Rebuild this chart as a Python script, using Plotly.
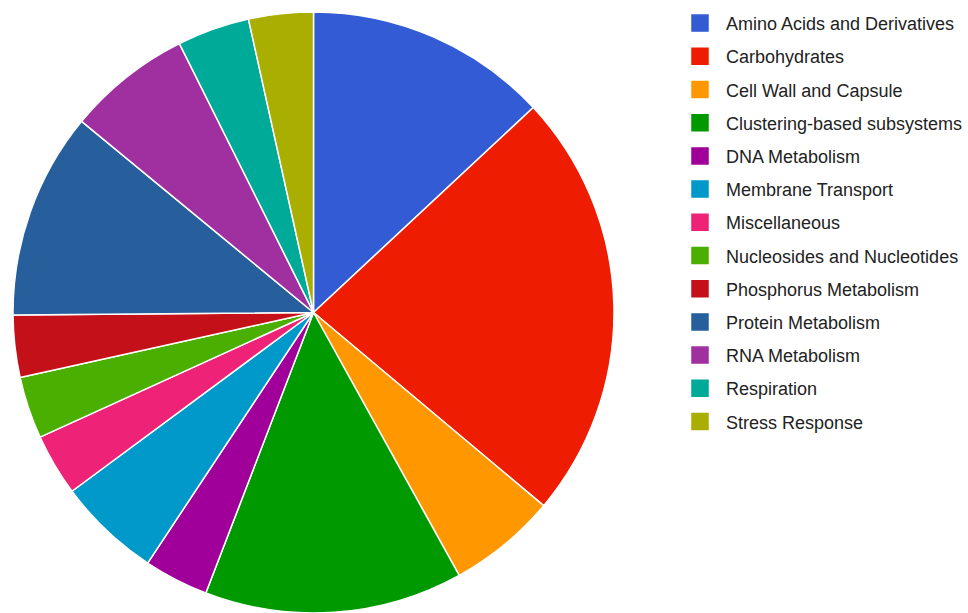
import plotly.graph_objects as go

# Subsystem categories and their share of annotated features
categories = [
    "Amino Acids and Derivatives",
    "Carbohydrates",
    "Cell Wall and Capsule",
    "Clustering-based subsystems",
    "DNA Metabolism",
    "Membrane Transport",
    "Miscellaneous",
    "Nucleosides and Nucleotides",
    "Phosphorus Metabolism",
    "Protein Metabolism",
    "RNA Metabolism",
    "Respiration",
    "Stress Response",
]
counts = [47, 83, 21, 50, 12.5, 20, 12, 12, 12, 40, 24, 14, 12.5]
colors = [
    "#335cd4", "#ee1c00", "#ff9800", "#009900", "#a00099", "#0099c9",
    "#ee2277", "#4aaf00", "#c41018", "#265f9c", "#a030a0", "#00aa99",
    "#aaae00",
]

W, H = 968, 613
# pie domain in pixels (left, right, top, bottom)
x0, x1, y0, y1 = 13, 614, 12, 613

fig = go.Figure()
fig.add_trace(go.Pie(
    labels=categories,
    values=counts,
    sort=False,
    direction="clockwise",
    rotation=0,
    marker=dict(colors=colors, line=dict(color="white", width=1.5)),
    textinfo="none",
    hoverinfo="label+percent",
    showlegend=False,
    domain=dict(x=[x0 / W, x1 / W], y=[(H - y1) / H, (H - y0) / H]),
))

# Legend entries: one square swatch per category
for name, col in zip(categories, colors):
    fig.add_trace(go.Scatter(
        x=[None], y=[None], mode="markers",
        name="\u2005\u200a" + name, legendgroup=name,
        marker=dict(symbol="square", size=16, color=col,
                    line=dict(width=1.5, color=col)),
        hoverinfo="skip", showlegend=True,
    ))

fig.update_layout(
    width=W, height=H,
    margin=dict(l=0, r=0, t=0, b=0),
    paper_bgcolor="white", plot_bgcolor="white",
    xaxis=dict(visible=False), yaxis=dict(visible=False),
    font=dict(family="Arial, Liberation Sans, sans-serif", color="#222222"),
    legend=dict(
        x=1, y=0.992, xanchor="right", yanchor="top",
        font=dict(size=18, color="#222222"),
        tracegroupgap=6.8, itemsizing="trace",
        bgcolor="rgba(0,0,0,0)", borderwidth=0,
    ),
)

fig.write_html("out.html")
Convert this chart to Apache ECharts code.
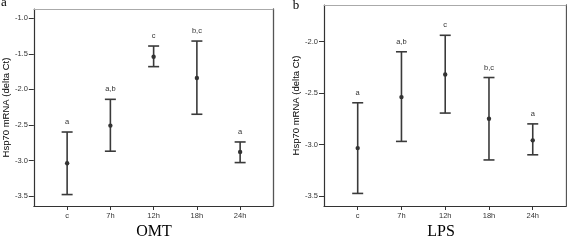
<!DOCTYPE html>
<html>
<head>
<meta charset="utf-8">
<script src="https://cdn.jsdelivr.net/npm/echarts@6/dist/echarts.min.js"></script>
<style>
  html, body { margin: 0; padding: 0; background: #fff; }
  #chart { width: 567px; height: 242px; }
</style>
</head>
<body>
<div id="chart"></div>
<script>
  // 数据
  const categories = ['c', '7h', '12h', '18h', '24h'];
  const omtMean = [-3.04, -2.51, -1.54, -1.84, -2.88];
  const omtLow = [-3.48, -2.87, -1.68, -2.35, -3.03];
  const omtHigh = [-2.60, -2.14, -1.39, -1.32, -2.74];
  const omtLetters = ['a', 'a,b', 'c', 'b,c', 'a'];
  const lpsMean = [-3.035, -2.54, -2.32, -2.75, -2.96];
  const lpsLow = [-3.475, -2.97, -2.695, -3.15, -3.10];
  const lpsHigh = [-2.595, -2.10, -1.94, -2.35, -2.80];
  const lpsLetters = ['a', 'a,b', 'c', 'b,c', 'a'];
  const omtTicks = [-3.5, -3.0, -2.5, -2.0, -1.5, -1.0];
  const lpsTicks = [-3.5, -3.0, -2.5, -2.0];
  const catTicks = [0, 1, 2, 3, 4];

  const axisColor = '#333';
  const labelFont = { fontFamily: 'Liberation Sans, Arial', fontSize: 7.5, color: '#333' };

  function rows(mean, low, high) {
    return mean.map((m, i) => [i, m, low[i], high[i]]);
  }

  // 误差线 + 均值点 + 显著性字母
  function errorBar(letters) {
    return function (params, api) {
      const x = api.value(0);
      const p = api.coord([x, api.value(1)]);
      const lo = api.coord([x, api.value(2)]);
      const hi = api.coord([x, api.value(3)]);
      const hw = 5.5;
      const lineStyle = { stroke: '#3a3a3a', lineWidth: 1.6 };
      return {
        type: 'group',
        children: [
          { type: 'line', shape: { x1: hi[0], y1: hi[1], x2: lo[0], y2: lo[1] }, style: lineStyle },
          { type: 'line', shape: { x1: hi[0] - hw, y1: hi[1], x2: hi[0] + hw, y2: hi[1] }, style: lineStyle },
          { type: 'line', shape: { x1: lo[0] - hw, y1: lo[1], x2: lo[0] + hw, y2: lo[1] }, style: lineStyle },
          { type: 'circle', shape: { cx: p[0], cy: p[1], r: 2.2 }, style: { fill: '#333' } },
          {
            type: 'text', x: hi[0], y: hi[1] - 10,
            style: {
              text: letters[params.dataIndex], align: 'center', verticalAlign: 'middle',
              font: '7.5px "Liberation Sans", Arial', fill: '#333'
            }
          }
        ]
      };
    };
  }

  function xAxes(gridIndex) {
    return [
      {
        gridIndex: gridIndex, type: 'value', min: -0.77, max: 4.76,
        splitLine: { show: false },
        axisLine: { onZero: false, lineStyle: { color: axisColor, width: 1.2 } },
        axisTick: { length: 4, lineStyle: { color: axisColor }, customValues: catTicks },
        axisLabel: Object.assign({
          margin: 6, customValues: catTicks,
          formatter: v => categories[Math.round(v)]
        }, labelFont)
      },
      {
        gridIndex: gridIndex, type: 'value', position: 'top', min: -0.77, max: 4.76,
        splitLine: { show: false }, axisTick: { show: false }, axisLabel: { show: false },
        axisLine: { show: true, onZero: false, lineStyle: { color: '#aaa', width: 1 } }
      }
    ];
  }

  function yAxes(gridIndex, min, max, ticks) {
    return [
      {
        gridIndex: gridIndex, type: 'value', min: min, max: max,
        name: 'Hsp70 mRNA (delta Ct)', nameLocation: 'middle', nameGap: 21,
        nameTextStyle: { fontFamily: 'Liberation Sans, Arial', fontSize: 9.5, color: '#000' },
        splitLine: { show: false },
        axisLine: { show: true, onZero: false, lineStyle: { color: axisColor, width: 1.2 } },
        axisTick: { show: true, length: 5, lineStyle: { color: axisColor }, customValues: ticks },
        axisLabel: Object.assign({
          margin: 6, customValues: ticks,
          formatter: v => v.toFixed(1)
        }, labelFont)
      },
      {
        gridIndex: gridIndex, type: 'value', position: 'right', min: min, max: max,
        splitLine: { show: false }, axisTick: { show: false }, axisLabel: { show: false },
        axisLine: { show: true, onZero: false, lineStyle: { color: '#555', width: 1.3 } }
      }
    ];
  }

  const chart = echarts.init(document.getElementById('chart'), null, { renderer: 'canvas' });
  chart.setOption({
    animation: false,
    backgroundColor: '#fff',
    grid: [
      { left: 30, top: 9, width: 243, height: 197 },
      { left: 324, top: 5, width: 242, height: 201 }
    ],
    xAxis: xAxes(0).concat(xAxes(1)),
    yAxis: yAxes(0, -3.641, -0.869, omtTicks).concat(yAxes(1, -3.597, -1.646, lpsTicks)),
    graphic: [
      { type: 'text', x: 4, y: 3, style: { text: 'a', font: '13px "Liberation Serif", "Times New Roman"', fill: '#000', align: 'center', verticalAlign: 'middle' } },
      { type: 'text', x: 296, y: 6, style: { text: 'b', font: '13px "Liberation Serif", "Times New Roman"', fill: '#000', align: 'center', verticalAlign: 'middle' } },
      { type: 'text', x: 154, y: 232, style: { text: 'OMT', font: '16px "Liberation Serif", "Times New Roman"', fill: '#000', align: 'center', verticalAlign: 'middle' } },
      { type: 'text', x: 441, y: 232, style: { text: 'LPS', font: '16px "Liberation Serif", "Times New Roman"', fill: '#000', align: 'center', verticalAlign: 'middle' } }
    ],
    series: [
      {
        type: 'custom', xAxisIndex: 0, yAxisIndex: 0,
        renderItem: errorBar(omtLetters),
        data: rows(omtMean, omtLow, omtHigh)
      },
      {
        type: 'custom', xAxisIndex: 2, yAxisIndex: 2,
        renderItem: errorBar(lpsLetters),
        data: rows(lpsMean, lpsLow, lpsHigh)
      }
    ]
  });
</script>
</body>
</html>
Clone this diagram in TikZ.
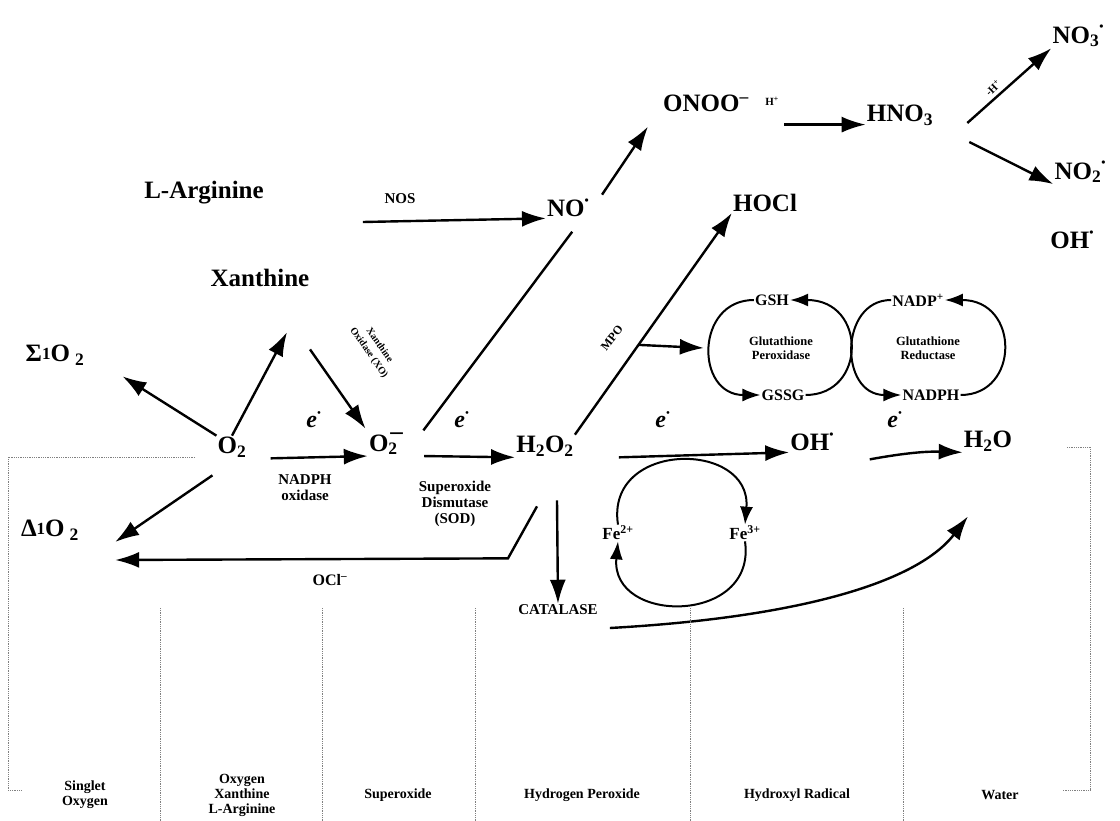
\documentclass[tikz,border=0pt]{standalone}
\usepackage{fontspec}
\setmainfont{Liberation Serif}
\usetikzlibrary{arrows.meta,calc}
\newcommand{\rdot}{\raisebox{0.5em}{\fontsize{12}{12}\selectfont •}}

\begin{document}
\begin{tikzpicture}[
    x=1pt, y=-1pt,
    species/.style={font=\fontsize{25}{28}\selectfont\bfseries, inner sep=1pt},
    enzyme/.style={font=\fontsize{15}{16}\selectfont\bfseries, align=center, inner sep=1pt},
    pair/.style={font=\fontsize{16}{17}\selectfont\bfseries, inner sep=1pt},
    smalllabel/.style={font=\fontsize{11}{12}\selectfont\bfseries, align=center, inner sep=1pt},
    elec/.style={font=\fontsize{24}{26}\selectfont\bfseries\itshape, inner sep=1pt},
    flow/.style={-{Latex[length=24pt,width=16pt]}, line width=2.4pt},
    ring/.style={-{Latex[length=18pt,width=13pt]}, line width=2pt},
    divider/.style={densely dotted, line width=0.8pt, black!50},
    collabel/.style={font=\fontsize{14}{15}\selectfont\bfseries, align=center}
]
\useasboundingbox (0,0) rectangle (1120,821);

% species
\node[species] (no3) at (1078,36) {NO\textsubscript{3}\rdot};
\node[species] (onoo) at (706,103) {ONOO\textsuperscript{–}};
\node[species] (hno3) at (900,115) {HNO\textsubscript{3}};
\node[species] (no2) at (1080,172) {NO\textsubscript{2}\rdot};
\node[species] (ohtop) at (1072,240) {OH\rdot};
\node[species] (larg) at (204,193) {L-Arginine};
\node[species] (no) at (568,208) {NO\rdot};
\node[species] (hocl) at (765,203) {HOCl};
\node[species] (xan) at (260,278) {Xanthine};
\node[species] (sig) at (55,355) {Σ\raisebox{2pt}{\fontsize{17}{17}\selectfont 1}O\hspace{5pt}\textsubscript{2}};
\node[species] (o2) at (232,447) {O\textsubscript{2}};
\node[species] (o2m) at (386,444) {O\rlap{\textsubscript{2}}\raisebox{0.45em}{\hspace{2pt}–}};
\node[species] (h2o2) at (545,446) {H\textsubscript{2}O\textsubscript{2}};
\node[species] (oh) at (812,442) {OH\rdot};
\node[species] (h2o) at (988,441) {H\textsubscript{2}O};
\node[species] (del) at (50,530) {Δ\raisebox{2pt}{\fontsize{17}{17}\selectfont 1}O\hspace{5pt}\textsubscript{2}};

% enzymes and small labels
\node[enzyme] (nos) at (400,199) {NOS};
\node[smalllabel] (hplus) at (772,101) {H\textsuperscript{+}};
\node[smalllabel, rotate=44] (mhplus) at (993,88) {-H\textsuperscript{+}};
\node[enzyme] (nox) at (305,488) {NADPH\\oxidase};
\node[enzyme] (sod) at (455,504) {Superoxide\\Dismutase\\(SOD)};
\node[pair] (ocl) at (330,580) {OCl\textsuperscript{–}};
\node[enzyme] (cat) at (558,610) {CATALASE};
\node[smalllabel, font=\fontsize{12}{13}\selectfont\bfseries, rotate=52] (mpo) at (612,338) {MPO};
\node[smalllabel, font=\fontsize{10}{13}\selectfont\bfseries, rotate=-55] (xo) at (374,349) {Xanthine\\Oxidase (XO)};
\node[pair, font=\fontsize{17}{18}\selectfont\bfseries] (fe2) at (618,533) {Fe\textsuperscript{2+}};
\node[pair, font=\fontsize{17}{18}\selectfont\bfseries] (fe3) at (745,533) {Fe\textsuperscript{3+}};

% glutathione cycles
\node[pair] (gsh) at (772,300) {GSH};
\node[pair] (gssg) at (783,395) {GSSG};
\node[smalllabel, font=\fontsize{12.5}{14}\selectfont\bfseries] (gpx) at (781,348) {Glutathione\\Peroxidase};
\node[pair] (nadp) at (918,300) {NADP\textsuperscript{+}};
\node[pair] (nadph) at (931,395) {NADPH};
\node[smalllabel, font=\fontsize{12.5}{14}\selectfont\bfseries] (gr) at (928,348) {Glutathione\\Reductase};

% electrons
\node[elec] (e1) at (314,420) {e\textsuperscript{·}};
\node[elec] (e2) at (462,420) {e\textsuperscript{·}};
\node[elec] (e3) at (663,420) {e\textsuperscript{·}};
\node[elec] (e4) at (895,420) {e\textsuperscript{·}};

% reactions
\draw[flow] ([shift={(98,29)}]larg.east) -- (no.south west);
\draw[flow] ([shift={(12,-3)}]no.north east) -- ([shift={(-14,14)}]onoo.south west);
\draw[line width=2.4pt, shorten <=2pt, shorten >=8pt] ([xshift=18pt]o2m.north east) -- ([shift={(9,7)}]no.south);
\draw[flow] ([shift={(34,12)}]onoo.south east) coordinate (hstart) -- (hstart -| hno3.west);
\draw[flow] ([shift={(33,8)}]hno3.east) -- (no3.south west);
\draw[flow] ([shift={(35,27)}]hno3.east) -- (no2.south west);

\draw[flow] (o2.north west) -- ([shift={(37,10)}]sig.south east);
\draw[flow, shorten >=50pt] (o2.north) -- (xan.south east);
\draw[flow, shorten <=75pt, shorten >=4pt] (xan) -- (o2m.north west);
\draw[flow] ([shift={(-4,17)}]o2.south west) -- ([shift={(35,12)}]del.east);
\draw[flow] ([xshift=23pt]o2.south east) -- (o2m.south west);
\draw[flow] ([xshift=20pt]o2m.south east) -- (h2o2.south west);
\draw[flow] ([xshift=44pt]h2o2.south east) -- (oh.south west);
\draw[flow] ([shift={(35,7)}]oh.south east) to[bend left=6] (h2o.south west);
\draw[flow] (h2o2.north east) -- (hocl.south west);
\draw[flow] ($(h2o2.north east)!0.405!(hocl.south west)$) -- ([xshift=-44pt]gpx.west);
\draw[flow] ([shift={(12,43)}]h2o2.south) -- (cat.north);
\draw[flow] ([shift={(-8,49)}]h2o2.south) -- ++(-29,52) -- ([shift={(35,30)}]del.east);
\draw[flow] ([shift={(11,18)}]cat.east) .. controls (790,618) and (915,585) .. ([shift={(-20,64)}]h2o.south);

% iron cycle
\draw[ring] (fe2.north) .. controls (605,440) and (752,440) .. (fe3.north);
\draw[ring] (fe3.south) .. controls (757,625) and (610,625) .. (fe2.south);

% glutathione arcs
\draw[ring] (gsh.west) .. controls (695,300) and (695,395) .. (gssg.west);
\draw[ring] (gssg.east) .. controls (867,395) and (867,300) .. (gsh.east);
\draw[ring] (nadp.west) .. controls (839,300) and (839,395) .. (nadph.west);
\draw[ring] (nadph.east) .. controls (1020,395) and (1020,300) .. (nadp.east);

% columns
\foreach \x in {160,322,475,690,903}
    \draw[divider] (\x,608) -- (\x,821);
\draw[divider] (195,457) -- (8,457) -- (8,790) -- (22,790);
\draw[divider] (1067,447) -- (1090,447) -- (1090,790) -- (1062,790);

\node[collabel] (c1) at (85,795) {Singlet\\Oxygen};
\node[collabel] (c2) at (242,795) {Oxygen\\Xanthine\\L-Arginine};
\node[collabel] (c3) at (398,795) {Superoxide};
\node[collabel] (c4) at (582,795) {Hydrogen Peroxide};
\node[collabel] (c5) at (797,795) {Hydroxyl Radical};
\node[collabel] (c6) at (1000,795) {Water};
\end{tikzpicture}
\end{document}
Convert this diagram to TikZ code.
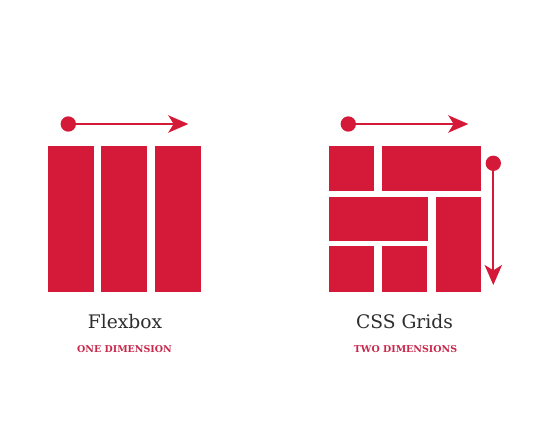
\documentclass[tikz,border=0pt]{standalone}
\usepackage{fontspec}
\setmainfont{DejaVu Serif}
\usetikzlibrary{arrows.meta}
\definecolor{brick}{RGB}{212,26,56}
\definecolor{caption}{RGB}{200,40,76}
\definecolor{ink}{RGB}{45,45,45}
\begin{document}
\begin{tikzpicture}[x=0.75pt,y=-0.75pt,
  block/.style={fill=brick},
  dot/.style={circle,fill=brick,inner sep=0pt,minimum size=11.5pt},
  flow/.style={draw=brick,line width=1.6pt,
    -{Stealth[length=15pt,width=13pt,inset=4pt]}},
  heading/.style={text=ink,font=\fontsize{14}{16}\selectfont,anchor=base,inner sep=0pt},
  subhead/.style={text=caption,font=\bfseries\fontsize{7.1}{9}\selectfont,anchor=base,inner sep=0pt}]
\useasboundingbox (0,0) rectangle (548,446);
\fill[white] (0,0) rectangle (548,446);

% Flexbox: three columns along one axis
\fill[block] (48.3,145.7) rectangle (94,291.7);
\fill[block] (101,145.7) rectangle (147.3,291.7);
\fill[block] (155,145.7) rectangle (201.3,291.7);
\node[dot] (fdot) at (68.3,124) {};
\coordinate (fend) at (188.3,124);
\draw[flow] (fdot.center) -- (fend);

% CSS Grid: cells spanning rows and columns
\fill[block] (329.3,146) rectangle (374.3,190.7);
\fill[block] (381.7,146) rectangle (480.7,190.7);
\fill[block] (329.3,196.7) rectangle (428.3,240.7);
\fill[block] (435.7,196.7) rectangle (480.7,291.7);
\fill[block] (329.3,246) rectangle (374.3,291.7);
\fill[block] (382.3,246) rectangle (427.3,291.7);
\node[dot] (gdot) at (348.3,124) {};
\coordinate (gend) at (468.3,124);
\draw[flow] (gdot.center) -- (gend);
\node[dot] (vdot) at (493.3,163.3) {};
\coordinate (vend) at (493.3,285);
\draw[flow] (vdot.center) -- (vend);

% Labels
\node[heading] (flexname) at (125,328) {Flexbox};
\node[subhead] (flexdim) at (124.5,352.3) {ONE DIMENSION};
\node[heading] (gridname) at (404.5,328) {CSS Grids};
\node[subhead] (griddim) at (405.5,352.3) {TWO DIMENSIONS};
\end{tikzpicture}
\end{document}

**SET EXERCISE**
Each line in the listing above that contains "Convert" should be copied.

**TASK RESPONSE**
Convert this chart to Apache ECharts code.
Convert this diagram to TikZ code.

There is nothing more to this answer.